I’ll do more with this later, but I’ve come across a page that seems to nicely summarise + microbench a few different pointer tagging methods we might want to consider: What is the best pointer tagging method? • Core Dumped

The low-bit method in particular interests me.

Should we be interested in fiddling with the top bits at all, I wonder if we need to worry about Intel 5-level paging - Wikipedia though?

we shouldn’t use the top bits. 5 level paging is increasingly getting adopted and it seems possible that ARM will continue to innovate on pointer tagging where the top bits of the pointer become a hash of the base pointer address (so out of bounds accesses can reliably seg fault)

1 Like

5 level paging does give me pause, but some further investigation shows the current situation:

Architecture Feature name Availible top bits
ARMv8 Top Byte Ignore (TBI) 8 bits
AMD x86 Upper Address Ignore (UAI) 7 bits
Intel x86 Linear Address Masking (LAM) 6 bits, or 15 bits*

*depending on whether or not 5-level paging is enabled

This makes me think that it should be safe to use some top bits, no?

1 Like

All the top bits will be zeros (or at least with current libc, and the hardware can’t change that) in all memory allocated from malloc(?!).
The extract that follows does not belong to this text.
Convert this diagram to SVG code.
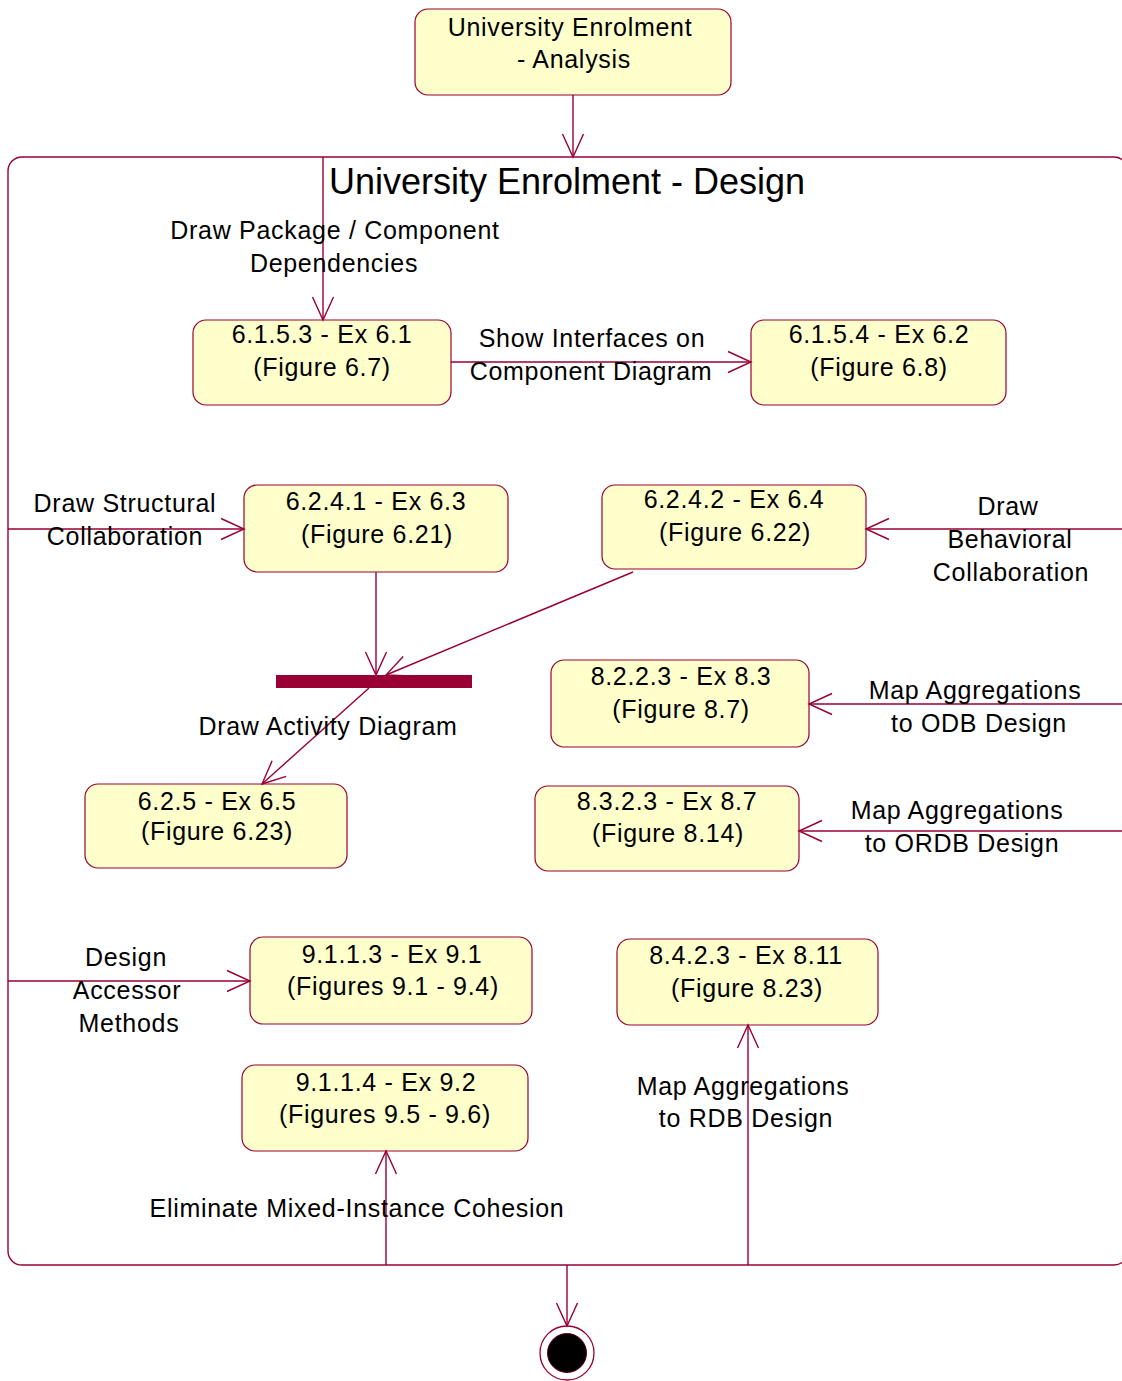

I’m unclear what you mean by the hash, it seems like a non-default malloc addition, that they want to support, and may promote into malloc, but wouldn’t be by default?

Which means we can mess with them, at least when avoiding GC, i.e. doing our own free. And as I explained we can, and I think should to it that way, not needing any change to Julia (for the string package, until merged into Base that is, then of course it’s a simple change to Julia).

Even if this hash gets adopted later, then if seems to be redundant info, and we could drop it and put in our own?

6 bits, or 15 bits*

Even if we can only rely on top 6 bits zeros, not 8, then that’s ok, only the strings with 0x01, 0x02, 0x03 will be affected/ambiguous and can be worked with, and they aren’t even commonly used.

If we can steal 15 bits from the pointer, then it still allows for 512 TB of memory allocations.